Algunas localidades, por su mayor tamaño y por ser la capital administrativa de una zona, se convertían en focos de atracción para los jóvenes del entorno —al menos alguno de los días del Carnaval—. Uno de los más significativos fue Agurain. Los Carnavales de esta villa fueron los más importantes y espectaculares de La Llanada.
En estas fechas al Mozo Mayor se le tenía un gran respeto; el resto de mozos obedecía todas sus órdenes. Llevaba el bastón de mando. Los dos mozos más jóvenes hacían de alguaciles o jurados. A la hora de comer, los jóvenes tenían que servir la mesa; después, comían ellos.
Para poder aprovisionar sus despensas festivas en ocasiones se apropiaban de lo que las mujeres habían depositado en las ventanas norteñas, para su refrigeración, a veces también sacrificaban algún animal. En una ocasión llegaron a matar un carnero.
En la mañana del lunes, desde muchos pueblos de los alrededores (al menos desde Ilarratza hasta Egino) acudían los jóvenes con sus propias carrozas. Había una gran variedad de disfraces e instrumentos musicales.
Las carrozas eran carros tirados por bueyes o caballos, adornados con ropas estrafalarias y ramajes. En ellas iban los jóvenes más juerguistas, representando alguna escena cómica; los demás iban por detrás de la carroza. Las carrozas se reunían en la plaza de San Juan —en su lugar asignado— y hacían un desfile por toda la Calle Mayor hasta la iglesia de Santa María. Algunos jóvenes acudían para todo el día, por lo que llevaban la comida; otros, sólo por la tarde. Algunos iban disfrazados; no era extraño que acudieran con escobas, golpeando con ellas a los presentes.
El “Martes de Carnaval”, por la mañana, no faltaban los jóvenes a la misa; teniendo que ayudar los alguaciles a la misma. En ese día, los jóvenes invitaban a comer al cura y al alcalde.
Por la tarde, los jóvenes se vestían de “Porreros” (antiguamente se les denominaba “Morrokos” o “Porrokos”), con pieles, trapos viejos, sacos, etc. El rostro lo cubrían con caretas o lo llevaban pintado. Otros iban desnudos de cintura para arriba, con el cuerpo y la cara pintados, “como si fuesen moros”; no se les reconocía. No faltaban algunos chicos que salían con sayas de mujer. Entre los personajes habituales no solían faltar la “Vieja”, la “Oveja”, la “Cabra”… Portaban cencerros, cencerrillas, cascabeles, carracas. Perseguían a los niños con “zumas” (mimbres con los que hacían las cestas), látigos hechos con crin de caballo o putxikas. Arrojaban ceniza, harina o salvado a los espectadores.

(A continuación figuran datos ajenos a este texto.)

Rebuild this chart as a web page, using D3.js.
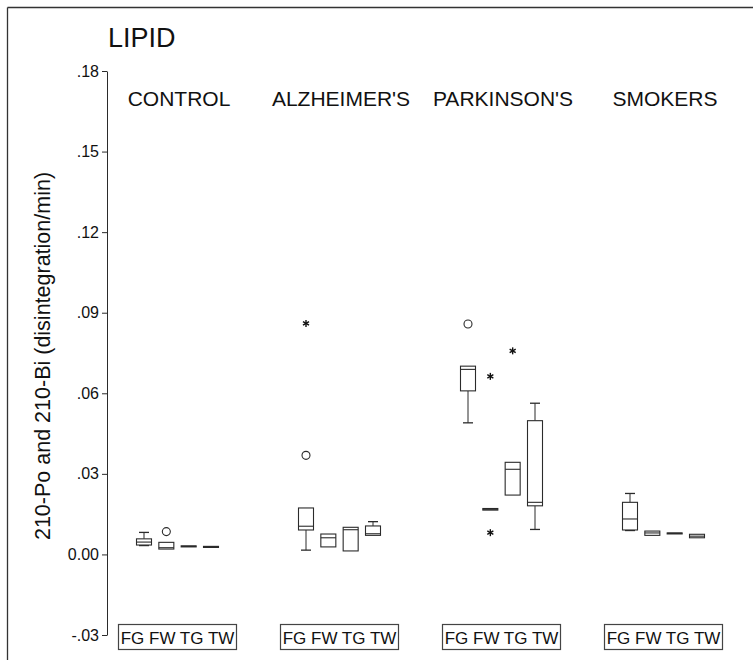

A los dos jóvenes más fuertes se les uncía, a modo de bueyes; para ello se les ponía el yugo sobre los hombros y, tras ellos, llevaban un carro. Sobre el carro transportaban un pellejo con vino. Donde había gente, se paraban para beber vino. En el carro colocaban una nasa, hecha con paja de centeno y zarzas peladas, y en ella iba el predicador, vestido de cura; él era el encargado de decir el sermón y pregonar lo que se haría a lo largo de la jornada. Antaño, sobre el carro llevaban al Hombre de Paja, al que se le acusaba de todos los males acaecidos en la población. A este personaje lo ejecutaban en una hoguera o con un enorme petardo.
Según cuentan, en algún tiempo salía el “Porrero” con un pellejo de vino hinchado a la espalda, sobre un saco de tela doblado, colgando de su espalda. El pellejo lo sujetaba por la parte superior, llevando la parte inferior atada al cuerpo. La cara la tenía pintada de negro y rojo. Este personaje representaba a todo lo negativo. Le perseguían y golpeaban, sobre todo por las olbeas de San Juan, aunque también llegaba hasta Santa María. Terminaba la función cuando lo expulsaban de la villa o lo metían en la cárcel (al parecer, era la versión viviente del Hombre de Paja).
La hoguera la hacían con enebros o aulagas. También hacían antorchas con estas plantas, y con ellas recorrían la villa. En la hoguera quemaban todas las plantas con las que habían adornado a los carros.
La juventud del entorno disfrutaba del baile y del ambiente festivo, permaneciendo en la villa hasta el toque de oración. En ese momento todos se tenían que quitar la máscara, en cumplimiento de las Ordenanzas de 1892.
Por Carnaval bajaban los jóvenes de los pueblos anejos a Agurain. Acudían disfrazados (sobrecamas, etc.). Los de Agurain les recibían en el Portal de Rey. Les ofrecían un pellejo de vino para que festejasen el Carnaval.